No ano seguinte, em 2017, participou dos ensaios a pedido do diretor, fazendo as vezes de César Kuzma, que há 14 anos fazia o Jesus principal, mas por morar fora, não participava de todos os ensaios. Gustavo não teve dificuldade, já que, desde criança, tinha as falas decoradas – não só as de Jesus, diga-se de passagem.

Somente duas semanas antes da apresentação, Massi informou que ele realmente faria algumas cenas no espetáculo. Foi um susto e uma alegria. Sua vida virou de cabeça para baixo de uma hora para outra. Tinha que se preparar para o papel, tanto física como espiritualmente. A cabeça tinha que ficar no lugar, o coração precisava se acalmar e o cabelo precisava de aplique. As atenções se voltaram pra ele. Preparador de ator, figurinos, maquiagem, colegas atores, todo mundo queria ajudar a preparar o Jesus calouro. E foi tudo muito bem feito. Gustavo se sentiu realizado.

Mas foi após a apresentação que ele sentiu a maior emoção. Gustavo recebeu um abraço de César Kuzma, que disse em voz baixa: “hoje eu te passo o manto”. Era o final de um ciclo e o início de outro, com a mudança do ator principal do espetáculo, depois de 15 anos, tudo sob a bênção do primeiro Jesus e diretor artístico Aparecido Massi.

Cesar Kuzma fez o papel de Jesus de 2004 a 2017 (exceto 2014)

Cesar Kuzma fez o papel de Jesus de 2004 a 2017 (exceto 2014)

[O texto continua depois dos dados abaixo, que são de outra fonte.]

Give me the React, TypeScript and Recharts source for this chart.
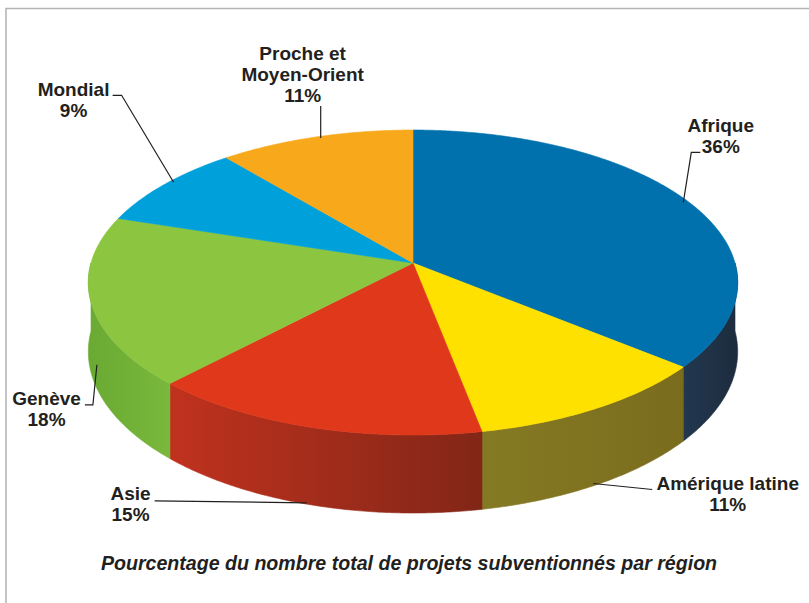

Agora em 2018, Gustavo trabalhou arduamente para a construção do personagem. Inspirou-se nos antecessores Aparecido Massi e César Kuzma, mas fez questão de imprimir sua marca lançando mão de uma interpretação que represente Jesus como o homem que foi. As expressões, os sorrisos e os gestos trarão ao público a imagem de um Jesus simples, centrado, natural e determinado… como é o Gustavo Ferreira de Deus, do Lanteri!